INFORMATION SHOWN »

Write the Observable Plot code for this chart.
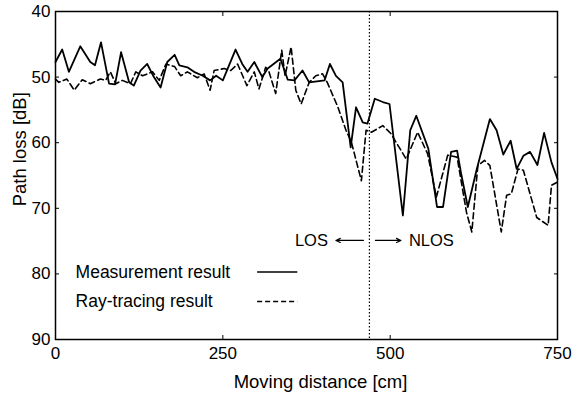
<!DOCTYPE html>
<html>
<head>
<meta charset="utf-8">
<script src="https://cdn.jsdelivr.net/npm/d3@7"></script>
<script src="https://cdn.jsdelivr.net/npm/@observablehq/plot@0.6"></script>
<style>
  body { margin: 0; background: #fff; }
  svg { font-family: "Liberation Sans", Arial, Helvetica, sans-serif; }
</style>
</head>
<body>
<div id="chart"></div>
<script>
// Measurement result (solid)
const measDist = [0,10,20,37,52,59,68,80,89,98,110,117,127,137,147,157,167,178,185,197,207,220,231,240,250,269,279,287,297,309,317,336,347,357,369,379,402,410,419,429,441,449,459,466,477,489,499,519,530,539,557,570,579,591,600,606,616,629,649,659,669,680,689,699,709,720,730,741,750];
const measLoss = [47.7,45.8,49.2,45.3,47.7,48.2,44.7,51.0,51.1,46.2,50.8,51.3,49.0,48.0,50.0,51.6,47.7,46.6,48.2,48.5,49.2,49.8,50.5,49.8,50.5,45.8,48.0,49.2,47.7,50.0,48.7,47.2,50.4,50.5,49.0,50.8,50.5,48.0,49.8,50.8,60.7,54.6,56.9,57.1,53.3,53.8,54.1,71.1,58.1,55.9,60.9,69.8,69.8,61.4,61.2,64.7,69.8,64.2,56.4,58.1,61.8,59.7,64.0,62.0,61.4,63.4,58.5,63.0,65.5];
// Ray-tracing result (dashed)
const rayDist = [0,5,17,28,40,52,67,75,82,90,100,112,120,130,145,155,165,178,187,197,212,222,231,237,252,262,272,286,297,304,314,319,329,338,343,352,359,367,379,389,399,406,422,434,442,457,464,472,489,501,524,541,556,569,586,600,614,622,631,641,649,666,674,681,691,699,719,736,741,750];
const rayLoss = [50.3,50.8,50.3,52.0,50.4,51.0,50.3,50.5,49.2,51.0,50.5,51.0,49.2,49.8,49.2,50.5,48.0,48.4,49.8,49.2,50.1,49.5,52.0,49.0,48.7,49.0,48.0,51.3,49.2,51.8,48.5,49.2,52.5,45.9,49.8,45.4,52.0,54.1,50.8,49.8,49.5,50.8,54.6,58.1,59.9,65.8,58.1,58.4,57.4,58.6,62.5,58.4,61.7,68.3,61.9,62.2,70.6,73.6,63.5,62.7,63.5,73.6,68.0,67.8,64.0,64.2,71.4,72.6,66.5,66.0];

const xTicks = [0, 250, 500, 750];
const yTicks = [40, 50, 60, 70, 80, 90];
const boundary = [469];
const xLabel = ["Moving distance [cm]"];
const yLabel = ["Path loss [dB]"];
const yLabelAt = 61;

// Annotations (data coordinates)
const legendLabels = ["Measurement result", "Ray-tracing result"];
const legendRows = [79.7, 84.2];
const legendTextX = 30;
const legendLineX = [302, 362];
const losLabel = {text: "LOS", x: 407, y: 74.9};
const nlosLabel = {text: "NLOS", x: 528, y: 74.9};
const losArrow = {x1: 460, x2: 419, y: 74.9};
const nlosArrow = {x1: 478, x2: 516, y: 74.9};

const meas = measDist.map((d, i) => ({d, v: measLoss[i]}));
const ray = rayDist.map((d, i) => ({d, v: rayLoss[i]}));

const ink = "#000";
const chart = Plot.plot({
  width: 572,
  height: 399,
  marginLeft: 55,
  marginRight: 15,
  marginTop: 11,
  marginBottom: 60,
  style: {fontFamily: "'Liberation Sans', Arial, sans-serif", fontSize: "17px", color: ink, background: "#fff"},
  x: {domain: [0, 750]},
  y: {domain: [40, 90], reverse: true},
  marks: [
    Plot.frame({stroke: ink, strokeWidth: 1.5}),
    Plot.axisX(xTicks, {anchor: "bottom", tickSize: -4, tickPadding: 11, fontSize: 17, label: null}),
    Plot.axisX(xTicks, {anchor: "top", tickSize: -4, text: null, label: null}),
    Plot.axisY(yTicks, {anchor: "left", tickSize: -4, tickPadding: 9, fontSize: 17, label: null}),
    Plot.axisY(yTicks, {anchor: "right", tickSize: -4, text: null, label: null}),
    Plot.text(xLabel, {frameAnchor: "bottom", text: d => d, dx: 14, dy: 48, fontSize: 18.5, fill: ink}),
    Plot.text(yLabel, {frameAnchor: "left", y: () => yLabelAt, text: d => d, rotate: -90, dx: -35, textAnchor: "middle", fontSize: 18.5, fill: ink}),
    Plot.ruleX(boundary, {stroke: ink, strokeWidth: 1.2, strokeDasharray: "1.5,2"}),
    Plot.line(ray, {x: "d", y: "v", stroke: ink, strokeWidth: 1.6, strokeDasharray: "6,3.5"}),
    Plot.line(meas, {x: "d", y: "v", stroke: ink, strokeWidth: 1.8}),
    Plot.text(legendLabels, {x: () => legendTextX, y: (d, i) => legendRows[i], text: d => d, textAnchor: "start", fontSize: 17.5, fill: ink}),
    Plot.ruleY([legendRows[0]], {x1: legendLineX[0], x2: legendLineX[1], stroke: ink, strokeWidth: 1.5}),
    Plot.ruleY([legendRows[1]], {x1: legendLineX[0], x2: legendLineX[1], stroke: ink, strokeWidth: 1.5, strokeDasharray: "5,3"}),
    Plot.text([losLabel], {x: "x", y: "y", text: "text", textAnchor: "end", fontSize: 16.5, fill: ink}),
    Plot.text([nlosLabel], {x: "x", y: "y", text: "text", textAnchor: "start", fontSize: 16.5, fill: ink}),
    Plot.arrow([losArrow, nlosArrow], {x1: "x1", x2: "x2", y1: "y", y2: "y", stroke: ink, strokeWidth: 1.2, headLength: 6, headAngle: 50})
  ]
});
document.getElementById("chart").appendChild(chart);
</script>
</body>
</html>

YOUR TASK »
Copy every line of the data exactly as written, excluding the pictures.

TASK OUTPUT »
Write the Observable Plot code for this chart.
<!DOCTYPE html>
<html>
<head>
<meta charset="utf-8">
<script src="https://cdn.jsdelivr.net/npm/d3@7"></script>
<script src="https://cdn.jsdelivr.net/npm/@observablehq/plot@0.6"></script>
<style>
  body { margin: 0; background: #fff; }
  svg { font-family: "Liberation Sans", Arial, Helvetica, sans-serif; }
</style>
</head>
<body>
<div id="chart"></div>
<script>
// Measurement result (solid)
const measDist = [0,10,20,37,52,59,68,80,89,98,110,117,127,137,147,157,167,178,185,197,207,220,231,240,250,269,279,287,297,309,317,336,347,357,369,379,402,410,419,429,441,449,459,466,477,489,499,519,530,539,557,570,579,591,600,606,616,629,649,659,669,680,689,699,709,720,730,741,750];
const measLoss = [47.7,45.8,49.2,45.3,47.7,48.2,44.7,51.0,51.1,46.2,50.8,51.3,49.0,48.0,50.0,51.6,47.7,46.6,48.2,48.5,49.2,49.8,50.5,49.8,50.5,45.8,48.0,49.2,47.7,50.0,48.7,47.2,50.4,50.5,49.0,50.8,50.5,48.0,49.8,50.8,60.7,54.6,56.9,57.1,53.3,53.8,54.1,71.1,58.1,55.9,60.9,69.8,69.8,61.4,61.2,64.7,69.8,64.2,56.4,58.1,61.8,59.7,64.0,62.0,61.4,63.4,58.5,63.0,65.5];
// Ray-tracing result (dashed)
const rayDist = [0,5,17,28,40,52,67,75,82,90,100,112,120,130,145,155,165,178,187,197,212,222,231,237,252,262,272,286,297,304,314,319,329,338,343,352,359,367,379,389,399,406,422,434,442,457,464,472,489,501,524,541,556,569,586,600,614,622,631,641,649,666,674,681,691,699,719,736,741,750];
const rayLoss = [50.3,50.8,50.3,52.0,50.4,51.0,50.3,50.5,49.2,51.0,50.5,51.0,49.2,49.8,49.2,50.5,48.0,48.4,49.8,49.2,50.1,49.5,52.0,49.0,48.7,49.0,48.0,51.3,49.2,51.8,48.5,49.2,52.5,45.9,49.8,45.4,52.0,54.1,50.8,49.8,49.5,50.8,54.6,58.1,59.9,65.8,58.1,58.4,57.4,58.6,62.5,58.4,61.7,68.3,61.9,62.2,70.6,73.6,63.5,62.7,63.5,73.6,68.0,67.8,64.0,64.2,71.4,72.6,66.5,66.0];

const xTicks = [0, 250, 500, 750];
const yTicks = [40, 50, 60, 70, 80, 90];
const boundary = [469];
const xLabel = ["Moving distance [cm]"];
const yLabel = ["Path loss [dB]"];
const yLabelAt = 61;

// Annotations (data coordinates)
const legendLabels = ["Measurement result", "Ray-tracing result"];
const legendRows = [79.7, 84.2];
const legendTextX = 30;
const legendLineX = [302, 362];
const losLabel = {text: "LOS", x: 407, y: 74.9};
const nlosLabel = {text: "NLOS", x: 528, y: 74.9};
const losArrow = {x1: 460, x2: 419, y: 74.9};
const nlosArrow = {x1: 478, x2: 516, y: 74.9};

const meas = measDist.map((d, i) => ({d, v: measLoss[i]}));
const ray = rayDist.map((d, i) => ({d, v: rayLoss[i]}));

const ink = "#000";
const chart = Plot.plot({
  width: 572,
  height: 399,
  marginLeft: 55,
  marginRight: 15,
  marginTop: 11,
  marginBottom: 60,
  style: {fontFamily: "'Liberation Sans', Arial, sans-serif", fontSize: "17px", color: ink, background: "#fff"},
  x: {domain: [0, 750]},
  y: {domain: [40, 90], reverse: true},
  marks: [
    Plot.frame({stroke: ink, strokeWidth: 1.5}),
    Plot.axisX(xTicks, {anchor: "bottom", tickSize: -4, tickPadding: 11, fontSize: 17, label: null}),
    Plot.axisX(xTicks, {anchor: "top", tickSize: -4, text: null, label: null}),
    Plot.axisY(yTicks, {anchor: "left", tickSize: -4, tickPadding: 9, fontSize: 17, label: null}),
    Plot.axisY(yTicks, {anchor: "right", tickSize: -4, text: null, label: null}),
    Plot.text(xLabel, {frameAnchor: "bottom", text: d => d, dx: 14, dy: 48, fontSize: 18.5, fill: ink}),
    Plot.text(yLabel, {frameAnchor: "left", y: () => yLabelAt, text: d => d, rotate: -90, dx: -35, textAnchor: "middle", fontSize: 18.5, fill: ink}),
    Plot.ruleX(boundary, {stroke: ink, strokeWidth: 1.2, strokeDasharray: "1.5,2"}),
    Plot.line(ray, {x: "d", y: "v", stroke: ink, strokeWidth: 1.6, strokeDasharray: "6,3.5"}),
    Plot.line(meas, {x: "d", y: "v", stroke: ink, strokeWidth: 1.8}),
    Plot.text(legendLabels, {x: () => legendTextX, y: (d, i) => legendRows[i], text: d => d, textAnchor: "start", fontSize: 17.5, fill: ink}),
    Plot.ruleY([legendRows[0]], {x1: legendLineX[0], x2: legendLineX[1], stroke: ink, strokeWidth: 1.5}),
    Plot.ruleY([legendRows[1]], {x1: legendLineX[0], x2: legendLineX[1], stroke: ink, strokeWidth: 1.5, strokeDasharray: "5,3"}),
    Plot.text([losLabel], {x: "x", y: "y", text: "text", textAnchor: "end", fontSize: 16.5, fill: ink}),
    Plot.text([nlosLabel], {x: "x", y: "y", text: "text", textAnchor: "start", fontSize: 16.5, fill: ink}),
    Plot.arrow([losArrow, nlosArrow], {x1: "x1", x2: "x2", y1: "y", y2: "y", stroke: ink, strokeWidth: 1.2, headLength: 6, headAngle: 50})
  ]
});
document.getElementById("chart").appendChild(chart);
</script>
</body>
</html>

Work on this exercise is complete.